Freedom of speech and expression is often raised by them when such criticism is exercised and rightly so. Free speech forms a pillar of a true democracy, even if its conception couldn’t possibly have accounted for social media. Free speech has been historically used to rile up the masses in protection of freedom and liberty. But in truth, it’s always had custodians. It was a right exercised firmly only by writers, activists, artists in film, theatre and music, as well as journalists to express themselves or to reveal a societal truth. It was never designed to handle an entire society at a time. Now, close to 2.3 billion souls use it every day on two massive platforms, resulting in an age of misinformation, disinformation, and ignorance. Freedom of speech now leads to a freedom for disruption.

I am automatically programmed to react to a current event online in the most verbal and visual way possible. My first priority is to be funny because nothing attracts followers and admiration like humour. But it’s still an opinion and it has the potential to influence 600 people who follow me on Twitter. I interact personally with six people at most on a daily basis and my entire year will not have me keeping in touch with more than 20. And yet, I hold this massive power which I exercise in the most irresponsible way possible.

There’s a tyranny in your opinion in 2016. It accords you massive power which is exercised in seldom a rightful manner. How do we tell publications to repeal an incorrect report when we will gladly retweet or share someone’s post whose only credibility is determined by what he/she has stated online or by their follower count? There are hundreds of ill-informed tweets and stories which are shared everyday not by fake news sites but actual users. Why is our trust in social media so implicit while we question traditional news sources and journalists vehemently?

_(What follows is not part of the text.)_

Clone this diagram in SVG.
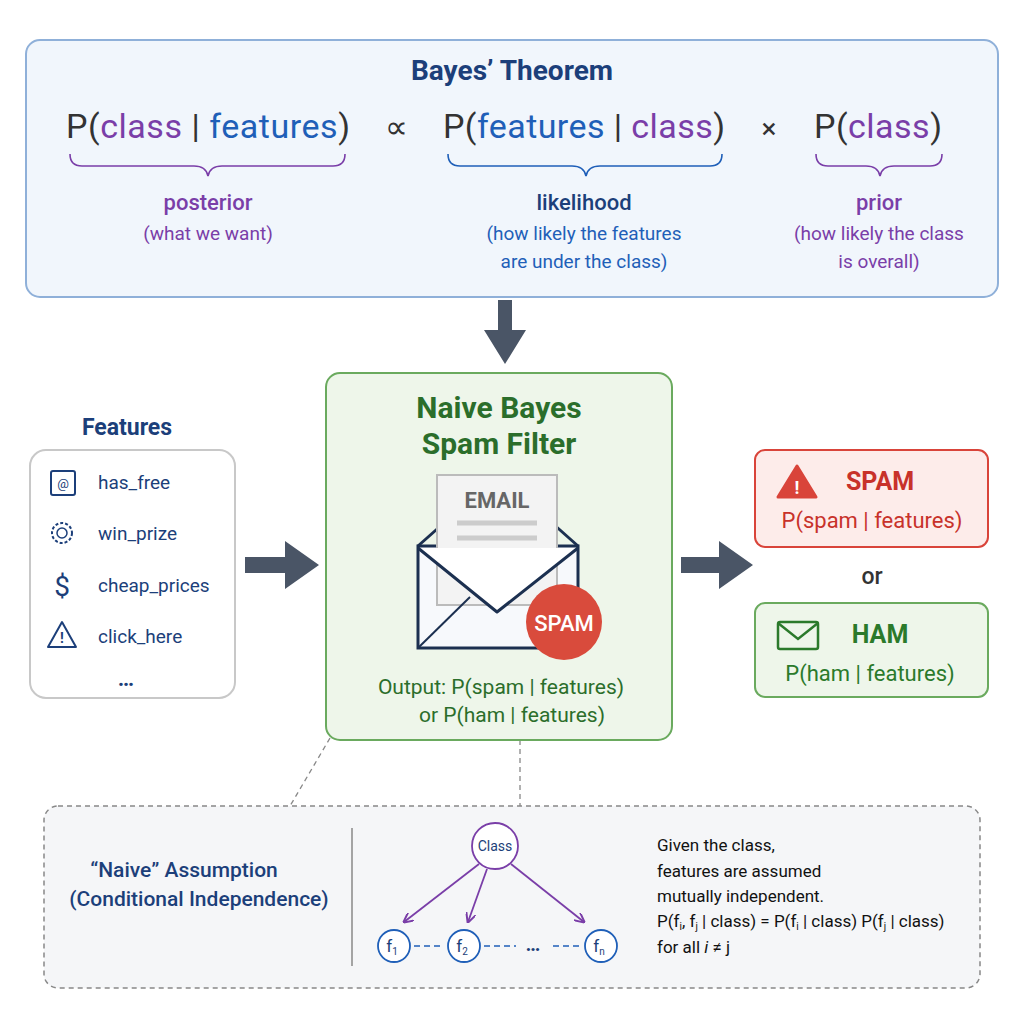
<svg xmlns="http://www.w3.org/2000/svg" width="1024" height="1024" viewBox="0 0 1024 1024">
<defs>
<style>
text{font-family:Roboto,"Liberation Sans",sans-serif}
.pur{fill:#7a3ea8}.blu{fill:#1f5fb8}.dk{fill:#333}.nv{fill:#1c3f7a}
.brace{fill:none;stroke:#7a3ea8;stroke-width:1.6}
.brb{fill:none;stroke:#1f5fb8;stroke-width:1.6}
.big{stroke:none;fill:#4a5566}
</style>
<marker id="pa" markerWidth="10" markerHeight="10" refX="9" refY="5" orient="auto" markerUnits="userSpaceOnUse"><path d="M0,0 L10,5 L0,10" fill="none" stroke="#7a3ea8" stroke-width="2"/></marker>
</defs>
<rect width="1024" height="1024" fill="#fff"/>
<g id="theorem">
<rect x="26" y="40" width="972" height="257" rx="14" fill="#f1f6fc" stroke="#8fb0d9" stroke-width="2"/>
<text x="512" y="80" text-anchor="middle" font-size="28" font-weight="bold" fill="#1c3f7a">Bayes’ Theorem</text>
<text x="66" y="138" font-size="34" class="dk" textLength="284">P(<tspan class="pur">class</tspan> | <tspan class="blu">features</tspan>)</text>
<text x="396" y="138" text-anchor="middle" font-size="32" class="dk">∝</text>
<text x="443" y="138" font-size="34" class="dk" textLength="282">P(<tspan class="blu">features</tspan> | <tspan class="pur">class</tspan>)</text>
<text x="769" y="138" text-anchor="middle" font-size="28" class="dk">×</text>
<text x="814" y="138" font-size="34" class="dk" textLength="128">P(<tspan class="pur">class</tspan>)</text>
<path class="brace" d="M70,154 q0,12 12,12 H194 q12,0 14,10 q2,-10 14,-10 H333 q12,0 12,-12"/>
<path class="brb" d="M448,154 q0,12 12,12 H572 q12,0 14,10 q2,-10 14,-10 H710 q12,0 12,-12"/>
<path class="brace" d="M816,154 q0,12 12,12 H866 q12,0 14,10 q2,-10 14,-10 H930 q12,0 12,-12"/>
<text x="208" y="210" text-anchor="middle" font-size="22" class="pur" font-weight="500">posterior</text>
<text x="208" y="240" text-anchor="middle" font-size="19" class="pur">(what we want)</text>
<text x="584" y="210" text-anchor="middle" font-size="22" font-weight="500" fill="#1c3f7a">likelihood</text>
<text x="584" y="240" text-anchor="middle" font-size="19" class="blu">(how likely the features</text>
<text x="584" y="268" text-anchor="middle" font-size="19" class="blu">are under the class)</text>
<text x="879" y="210" text-anchor="middle" font-size="22" class="pur" font-weight="500">prior</text>
<text x="879" y="240" text-anchor="middle" font-size="19" class="pur">(how likely the class</text>
<text x="879" y="268" text-anchor="middle" font-size="19" class="pur">is overall)</text>
</g>
<g id="connectors">
<path class="big" d="M498,300 h14 v30 h14 l-21,34 l-21,-34 h14 z"/>
<path class="big" d="M245,557 h40 v-16 l34,24 l-34,24 v-16 h-40 z"/>
<path class="big" d="M681,557 h38 v-16 l34,24 l-34,24 v-16 h-38 z"/>
<line x1="330" y1="738" x2="290" y2="806" stroke="#888" stroke-width="1.3" stroke-dasharray="5,4"/>
<line x1="520" y1="740" x2="520" y2="806" stroke="#888" stroke-width="1.3" stroke-dasharray="5,4"/>
</g>
<g id="features">
<text x="127" y="435" text-anchor="middle" font-size="23" font-weight="bold" class="nv">Features</text>
<rect x="30" y="450" width="205" height="248" rx="16" fill="#fff" stroke="#c8c8c8" stroke-width="2"/>
<rect x="51" y="471" width="24" height="24" rx="2" fill="none" stroke="#1c3f7a" stroke-width="2"/>
<text x="63" y="488" text-anchor="middle" font-size="13" class="nv">@</text>
<circle cx="62" cy="533" r="10" fill="none" stroke="#1c3f7a" stroke-width="2" stroke-dasharray="3,2"/>
<circle cx="62" cy="533" r="5" fill="none" stroke="#1c3f7a" stroke-width="1.5"/>
<text x="62" y="596" text-anchor="middle" font-size="28" class="nv">$</text>
<path d="M62,622 L76,647 H48 Z" fill="none" stroke="#1c3f7a" stroke-width="2" stroke-linejoin="round"/>
<text x="62" y="643" text-anchor="middle" font-size="14" font-weight="bold" class="nv">!</text>
<g font-size="19" class="nv">
<text x="98" y="489">has_free</text><text x="98" y="540">win_prize</text>
<text x="98" y="592">cheap_prices</text><text x="98" y="643">click_here</text>
</g>
<text x="126" y="686" text-anchor="middle" font-size="22" font-weight="bold" class="nv">…</text>
</g>
<g id="filter">
<rect x="326" y="373" width="346" height="367" rx="14" fill="#eef6ea" stroke="#6aaa5e" stroke-width="2"/>
<text x="499" y="418" text-anchor="middle" font-size="30" font-weight="bold" fill="#2b6e2b">Naive Bayes</text>
<text x="499" y="454" text-anchor="middle" font-size="30" font-weight="bold" fill="#2b6e2b">Spam Filter</text>
<rect x="418" y="546" width="160" height="102" fill="#f7f9fc" stroke="#1c3050" stroke-width="3"/>
<path d="M418,546 L445,522 M578,546 L551,522" stroke="#1c3050" stroke-width="3"/>
<rect x="437" y="475" width="120" height="130" fill="#f3f3f3" stroke="#bbb" stroke-width="2"/>
<text x="497" y="508" text-anchor="middle" font-size="22" font-weight="bold" fill="#666">EMAIL</text>
<g stroke="#ccc" stroke-width="5"><line x1="457" y1="523" x2="537" y2="523"/><line x1="457" y1="538" x2="537" y2="538"/><line x1="457" y1="555" x2="537" y2="555"/><line x1="457" y1="571" x2="510" y2="571"/></g>
<path d="M418,548 L497,612 L578,548" fill="#fff" stroke="#1c3050" stroke-width="3" stroke-linejoin="round"/>
<path d="M418,648 L470,597" stroke="#1c3050" stroke-width="2"/>
<circle cx="564" cy="622" r="38" fill="#d94b3c"/>
<text x="564" y="631" text-anchor="middle" font-size="22" font-weight="500" fill="#fff">SPAM</text>
<text x="501" y="694" text-anchor="middle" font-size="21" fill="#2b6e2b">Output: P(spam | features)</text>
<text x="512" y="722" text-anchor="middle" font-size="21" fill="#2b6e2b">or P(ham | features)</text>
</g>
<g id="spam">
<rect x="755" y="450" width="233" height="97" rx="10" fill="#fdecea" stroke="#d9443a" stroke-width="2"/>
<path d="M797,466 L816,497 H778 Z" fill="#d9443a" stroke="#d9443a" stroke-width="3" stroke-linejoin="round"/>
<text x="797" y="494" text-anchor="middle" font-size="18" font-weight="bold" fill="#fff">!</text>
<text x="880" y="490" text-anchor="middle" font-size="25" font-weight="bold" fill="#c8322a">SPAM</text>
<text x="872" y="528" text-anchor="middle" font-size="22" fill="#c8322a">P(spam | features)</text>
</g>
<text x="872" y="584" text-anchor="middle" font-size="23" font-weight="500" fill="#333">or</text>
<g id="ham">
<rect x="755" y="603" width="233" height="94" rx="10" fill="#eef6ea" stroke="#6aaa5e" stroke-width="2"/>
<rect x="778" y="622" width="40" height="27" rx="2" fill="none" stroke="#2b7a2b" stroke-width="2.5"/>
<path d="M778,623 L798,639 L818,623" fill="none" stroke="#2b7a2b" stroke-width="2.5"/>
<text x="880" y="643" text-anchor="middle" font-size="25" font-weight="bold" fill="#2b7a2b">HAM</text>
<text x="870" y="681" text-anchor="middle" font-size="22" fill="#2b7a2b">P(ham | features)</text>
</g>
<g id="assumption">
<rect x="44" y="806" width="936" height="182" rx="14" fill="#f5f6f8" stroke="#888" stroke-width="1.5" stroke-dasharray="5,4"/>
<text x="184" y="877" text-anchor="middle" font-size="21" font-weight="500" class="nv">“Naive” Assumption</text>
<text x="199" y="906" text-anchor="middle" font-size="21" font-weight="500" class="nv">(Conditional Independence)</text>
<line x1="352" y1="828" x2="352" y2="966" stroke="#888" stroke-width="1.5"/>
<circle cx="495" cy="846" r="23" fill="#fff" stroke="#7a3ea8" stroke-width="1.8"/>
<text x="495" y="851" text-anchor="middle" font-size="14" class="nv">Class</text>
<g stroke="#7a3ea8" stroke-width="1.8" marker-end="url(#pa)">
<line x1="479" y1="864" x2="404" y2="922"/><line x1="487" y1="869" x2="468" y2="922"/><line x1="511" y1="864" x2="584" y2="922"/>
</g>
<g fill="#fff" stroke="#1f5fb8" stroke-width="1.8">
<circle cx="394" cy="946" r="16"/><circle cx="464" cy="946" r="16"/><circle cx="601" cy="946" r="16"/>
</g>
<g stroke="#1f5fb8" stroke-width="1.5" stroke-dasharray="6,4"><line x1="414" y1="946" x2="444" y2="946"/><line x1="484" y1="946" x2="516" y2="946"/><line x1="553" y1="946" x2="580" y2="946"/></g>
<text x="533" y="951" text-anchor="middle" font-size="20" font-weight="bold" class="nv">…</text>
<g font-size="17" class="nv" text-anchor="middle">
<text x="392" y="952">f<tspan font-size="10" dy="3">1</tspan></text>
<text x="462" y="952">f<tspan font-size="10" dy="3">2</tspan></text>
<text x="599" y="952">f<tspan font-size="10" dy="3">n</tspan></text>
</g>
<g font-size="17" fill="#111">
<text x="657" y="851">Given the class,</text>
<text x="657" y="877">features are assumed</text>
<text x="657" y="902">mutually independent.</text>
<text x="657" y="927">P(f<tspan font-size="10" dy="3">i</tspan><tspan dy="-3">, f</tspan><tspan font-size="10" dy="3">j</tspan><tspan dy="-3"> | class) = P(f</tspan><tspan font-size="10" dy="3">i</tspan><tspan dy="-3"> | class) P(f</tspan><tspan font-size="10" dy="3">j</tspan><tspan dy="-3"> | class)</tspan></text>
<text x="657" y="953">for all <tspan font-style="italic">i</tspan> ≠ j</text>
</g>
</g>
</svg>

If you’re looking to me for solutions, I can barely conjure up any. But if there’s a starting point, it lies in us trusting facts again. An article from a trusted news source and journalist with vetted facts should be more widely circulated and read than a Facebook post or a tweet. Period. Twitter threads should never be your go-to source for credibility until vetted by a reliable source. Columns from respected experts, formulated with unbiased facts and neutral representations need to be trusted over social media celebrities or graphics, including this article. If a respected journalist or expert refutes my claim that social media has made us more opinionated than before with facts, I would humbly accept my fallacy and withdraw this article.

The onus of a deep introspection, however, lies on us. The insecurities and impulses which push us to treat our digital reality like a fame quest need to be understood and quelled. When you express your outrage or endorsement of something, you are becoming responsible for something which can influence the hundreds, thousands or even millions who follow you. You are attaching your name to something which will never be erased much like a quote in a newspaper or an appearance on Television. If we are to win back the conservatives, liberals, pacifists, progressives and others whom we have isolated, we cannot do it through obstinate and ill-informed positions we adopted with little conviction in order to gain a fan.

It’s time to accept that your opinion based on your bias, experience and knowledge is worth the outdated 500 and 1,000 Indian rupee notes. You may have a huge reserve of them and treasure them deeply, but the world has no use for them anymore. If 2016 represents a chaotic moment which has bred uncertainty and anxiety, it also presents an opportunity for radical ideas and changes to take effect. These volatile times now demand vigilance from us in how we consume and shape this new discourse and a failure to do so, risks making 2017 even worse.